There are no penalties that would be incurred for withdrawals from the Solo 401(k) after age 59 ½ . But there would be income taxes depending on the type of account. Having a Roth Solo 401(k) means that you won’t need to pay any tax or penalty for withdrawal of contributions (but not the investment earnings) if made at least five years after the first contribution to the account. If you have a Traditional Solo 401(k), income taxes are paid on withdrawals made based on your current tax bracket.
A Solo 401(k) obliges you to eventually make withdrawals from your account. This is called as required minimum distributions (RMDs). The RMDs requirements can be avoided by rolling a Roth Solo 401(k) into a Roth IRA (which does not have mandatory RMDs). For Solo 401(k)s, you must take your first RMD by April 1 of the year after you turn 72. And in the following years, RMDs must be taken by December 31st of the relevant year.
PROCESS IN OPENING A SOLO 401(K)
Timing is crucial when opening a Solo 401(k). Deadline for establishing a Solo 401(k) for you and your business is December 31st of the year when you plan to contribute.
Step 1: Choose Your Provider
Choose a broker whose investments you prefer. Make sure the broker has the Roth Solo 401(k) option as it is not commonly offered as compared to the Traditional Solo 401(k) plan.
Step 2: Get an EIN Number
Secure an Employer Identification Number from the IRS (this is essentially a tax ID for employers).
Step 3: Fill Out an Application and Any Required Plan Documents
Your broker would provide the documents required by IRS for your retirement plan. They should be able to guide you through the process.
Step 4: Fund the Account
Your Solo 401(k) account can be funded by either setting up a transfer from a savings or a checking account or by rolling over money from another retirement account.
Step 5: Choose Investments
You are free to determine how you want your money invested (just like in any other retirement account).
SOLO 401(K) VS SEP IRA
Small business owners choose between Solo 401(k) and SEP IRA (Simplified Employee Pension) when saving for retirement (both have tax benefits). Though there are a few distinct differences that make the Solo 401(k) standout.
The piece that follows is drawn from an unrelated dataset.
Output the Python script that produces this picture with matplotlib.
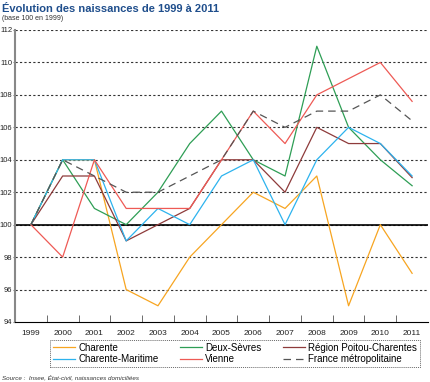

Save more with a Solo 401(k)
You may be able to save more with a solo 401(k). Unlike in SEP IRA, with Solo 401(k), your total contributions can exceed to up to 25% if your net adjusted self-employed income (up to the maximum of $61,500 in 2002). In fact, you may be able to save more in a Solo 401(k) especially if you have a substantial income in your business. And just like in any employer-sponsored 401(k), the contributions can be made both by the “employer” and the “employee” in which you are allowed (as an “employee”) to contribute up to 100% of your net adjusted self-employed income or up to $20,500 in 2022 whichever is less. As an “employer”, you are allowed to contribute up to 25% of your net adjusted self-employed income. Furthermore, those who are 50 years old or older are allowed to make additional catch-up contributions of $6,500 per year.
The Roth Solo 401(k) Option
You may choose the Roth Solo 401(k) option if you want to make tax-free withdrawals in retirement. With SEP IRAs, you are only allowed pre-tax contributions and there is no option to have a Roth account.
Catch Up Contributions for 50 or Older Savers
Those who are 50 years old and above can contribute to a Solo 401(k) or a SEP IRA an all-in maximum of $61,000 in 2022 (whether you sign up for the plan as an employer or as an employee). However, in a Solo 401(k), savers who are 50 years old and older are allowed to make additional catch-up contributions up to $6,500 (as an employee). With SEP IRAs, catch-up contributions are not allowed since only employer contributions fund the account.